'White Privilege Survey' Given To High School Students
Wondering what high schoolers are being taught in class these days?
What if I told you their lessons consist of things like "white privilege" surveys? While this might not be "a thing" in every American high school in the country, it certainly is at Aloha High School in Oregon.
One parent is livid after his son was given a survey literally called the "white privilege survey." The assignment instructs students to rank a series of different statements from 0 (least true) to 5 (most true).
For instance, one of the statements reads,
I can be pretty sure that my neighbors in such a location will be neutral or pleasant to me.
The students taking the survey had to then rate that statement based on how true it was or how well it applied to their life.
Another statement read, "I can go shopping alone most of the time, pretty well assured that I will not be followed or harassed."
The survey is reportedly based on an essay written by Peggy McIntosh titled "White Privilege: Unpacking the Invisible Knapsack."
The essay, which is known to be used in select college classes, was written back in 1989.
One student's dad, Jason Schmidt, is coming forward regarding his disapproval of the controversial survey that's based on McIntosh's essay. Schmidt spoke to KATU, saying,
The way this survey is read, it almost wants to like, shame you for being white.
He also stated that he'd much rather his son be "learning actual education and not be a part of some social experiment or teacher's political agenda."
Behold, the "white privilege survey."
If you expected every single parent at Aloha High School to side with Jason Schmidt, you're wrong. With this particular high school being 47 percent white and 37 percent Hispanic, there are mixed feelings.
Other parents whose children attended the school are showing their support for the survey, as well as their support for discussing race relations during school hours.
One parent named Sarah Rios-Lopez spoke to reporters, explaining,
I want [my daughter] to have opinions.
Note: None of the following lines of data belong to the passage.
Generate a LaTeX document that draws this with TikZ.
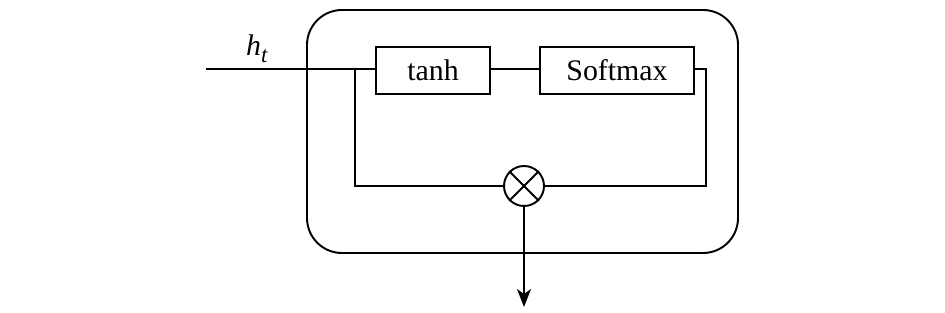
\documentclass[tikz,border=0pt]{standalone}
\usepackage{fontspec}
\setmainfont{Liberation Serif}
\usetikzlibrary{arrows.meta}
\tikzset{
  box/.style={draw,line width=1.1pt,minimum width=2.28cm,minimum height=0.94cm,inner sep=0pt,font=\fontsize{17}{20}\selectfont},
  wire/.style={line width=1.1pt}
}
\begin{document}
\begin{tikzpicture}[x=0.02cm,y=-0.02cm]
\useasboundingbox (0,0) rectangle (945,313);

\draw[wire,rounded corners=0.7cm] (307,10) rectangle (738,253);

\node[box] (tanh) at (433,70.5) {tanh};
\node[box,minimum width=3.08cm] (soft) at (617,70.5) {Softmax};
\node[draw,wire,circle,minimum size=0.8cm,inner sep=0pt] (mul) at (524,186) {};
\draw[wire] (mul.north west) -- (mul.south east);
\draw[wire] (mul.north east) -- (mul.south west);

\coordinate (in) at (206,69);
\coordinate (out) at (524,307);
\node[font=\fontsize{17}{20}\selectfont\itshape,anchor=base west] (ht) at (240,56) {h\raisebox{-0.45ex}{\fontsize{13}{15}\selectfont t}};

\draw[wire] (in) -- (tanh.west |- in);
\draw[wire] (tanh.east |- in) -- (soft.west |- in);
\draw[wire] (355,69) |- (mul.west);
\draw[wire] (soft.east |- in) -| (706,186) -- (mul.east);

\draw[wire,-{Stealth[length=3.6mm,width=2.8mm,inset=1mm]}] (mul.south) -- (out);

\end{tikzpicture}
\end{document}
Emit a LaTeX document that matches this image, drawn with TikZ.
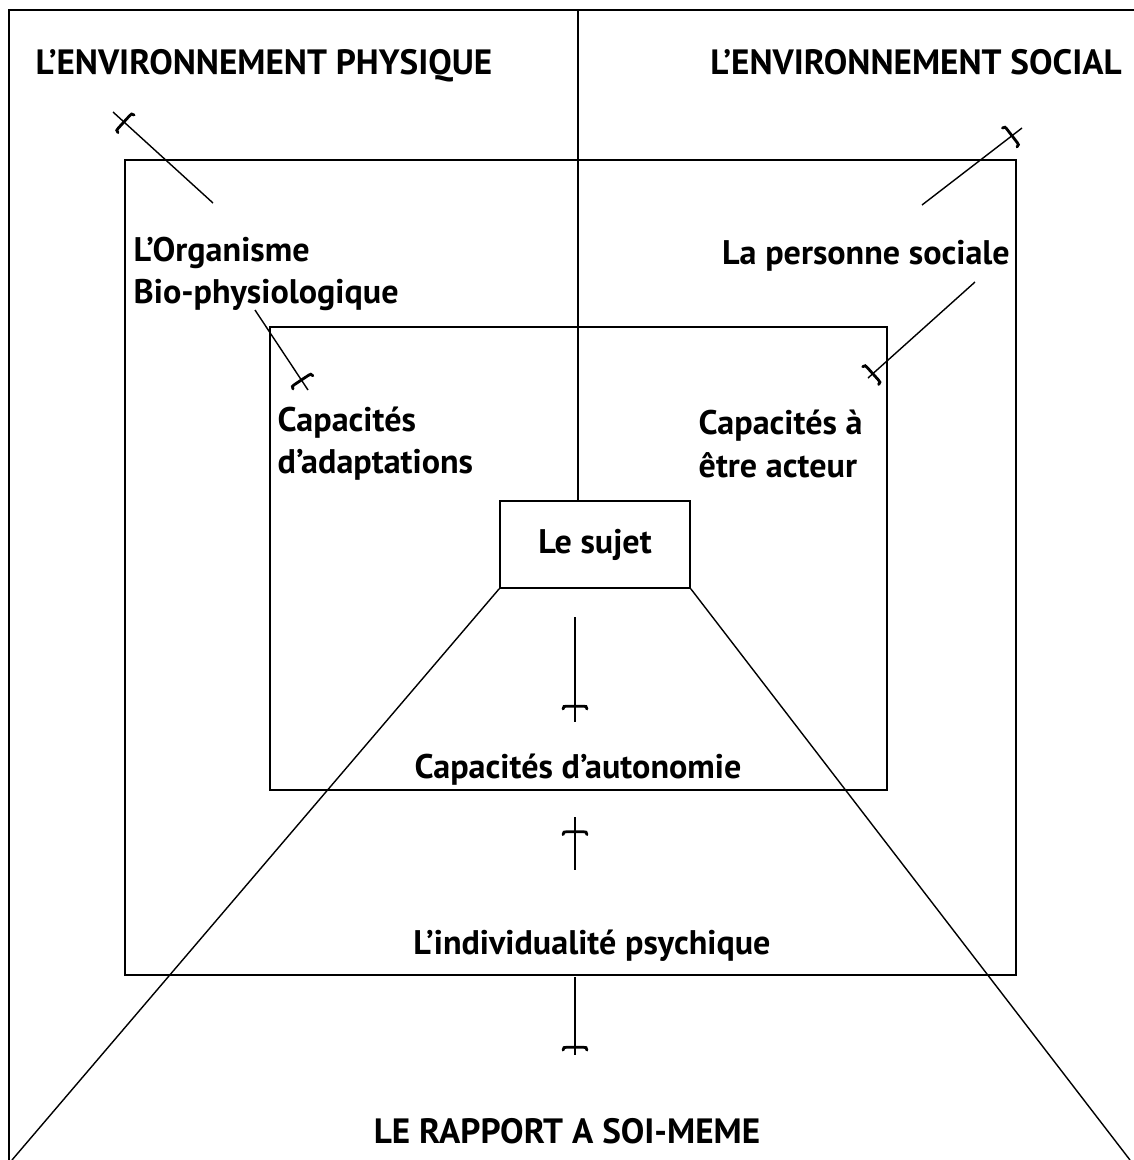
\documentclass[tikz,border=0pt]{standalone}
\usepackage{fontspec}
\setmainfont{PT Sans}
\usetikzlibrary{decorations.markings}

\tikzset{
  lbl/.style={font=\bfseries\fontsize{9.7}{12}\selectfont, inner sep=0pt},
  caps/.style={lbl, font=\bfseries\fontsize{10}{12}\selectfont},
  barstroke/.style={line width=0.8pt, line cap=round},
  % small flared cross-bar sitting on a line
  barmark/.style={postaction={decorate},
    decoration={markings, mark=at position #1 with {
      \draw[barstroke] (0.8pt,-3.4pt) .. controls (0pt,-3.2pt) .. (0pt,-2.4pt)
        -- (0pt,2.4pt) .. controls (0pt,3.2pt) .. (0.8pt,3.4pt);}}},
}

\begin{document}
\begin{tikzpicture}[x=0.01cm, y=-0.01cm, line width=0.4pt]
  \useasboundingbox (0,0) rectangle (1134,1160);

  % frame, divider and the two nested boxes
  \draw[line width=0.6pt] (1134,10) -- (9,10) -- (9,1160);
  \draw (125,160) rectangle (1016,975);
  \draw (270,327) rectangle (887,790);

  \node[draw, lbl, minimum width=1.9cm, minimum height=0.87cm] (sujet) at (595,544.5) {Le sujet};

  \coordinate (top) at (578,10);
  \draw (top) -- (top |- sujet.north);

  % labels
  \node[caps, anchor=base] (physique) at (264,74) {L’ENVIRONNEMENT PHYSIQUE};
  \node[caps, anchor=base] (social) at (916,74) {L’ENVIRONNEMENT SOCIAL};
  \node[lbl, anchor=west, align=left] (organisme) at (133,274) {L’Organisme\\Bio-physiologique};
  \node[lbl, anchor=base] (personne) at (866,264) {La personne sociale};
  \node[lbl, anchor=west, align=left] (adaptation) at (277,444) {Capacités\\d’adaptations};
  \node[lbl, anchor=west, align=left] (acteur) at (698,444) {Capacités à\\être acteur};
  \node[lbl, anchor=base] (autonomie) at (578,778) {Capacités d’autonomie};
  \node[lbl, anchor=base] (psychique) at (592,954) {L’individualité psychique};
  \node[caps, anchor=base] (rapport) at (567,1143) {LE RAPPORT A SOI-MEME};

  % the two long sides from the subject
  \coordinate (sw end) at (12,1160);
  \coordinate (se end) at (1130,1160);
  \draw (sujet.south west) -- (sw end);
  \draw (sujet.south east) -- (se end);

  % short lines with cross-bars
  \coordinate (tl1) at (113,112);  \coordinate (tl2) at (213,203);
  \coordinate (bl1) at (255,310);  \coordinate (bl2) at (308,390);
  \coordinate (tr1) at (1022,128); \coordinate (tr2) at (922,205);
  \coordinate (br1) at (975,282);  \coordinate (br2) at (868,378);
  \coordinate (v1) at (575,617);   \coordinate (v2) at (575,722);
  \coordinate (v3) at (575,817);   \coordinate (v4) at (575,870);
  \coordinate (v5) at (575,977);   \coordinate (v6) at (575,1055);

  \draw[barmark=4.2pt] (tl1) -- (tl2);
  \draw[barmark=-3.4pt] (bl1) -- (bl2);
  \draw[barmark=3.6pt] (tr1) -- (tr2);
  \draw[barmark=-1.8pt] (br1) -- (br2);
  \draw[barmark=-4.5pt] (v1) -- (v2);
  \draw[barmark=4.2pt] (v3) -- (v4);
  \draw[barmark=-2.2pt] (v5) -- (v6);
\end{tikzpicture}
\end{document}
Whether it's for or against, you have to create those, but you can't without good information so I applaud teachers getting out that information.
Furthermore, a spokeswoman for the school district named Maureen Wheeler spoke to reporters regarding the survey, saying that the class in which the survey was assigned was designed to "gain empathy, understanding and to build bridges."
Yup, it's obvious that there are mixed feelings regarding this survey.
While some feel like the survey shames white people, others feel that it's a great way to educate young people of any background about the different advantages or disadvantages a person might have solely because of their race.
What do you think? Did this teacher take things too far or is Aloha High School doing America a favor?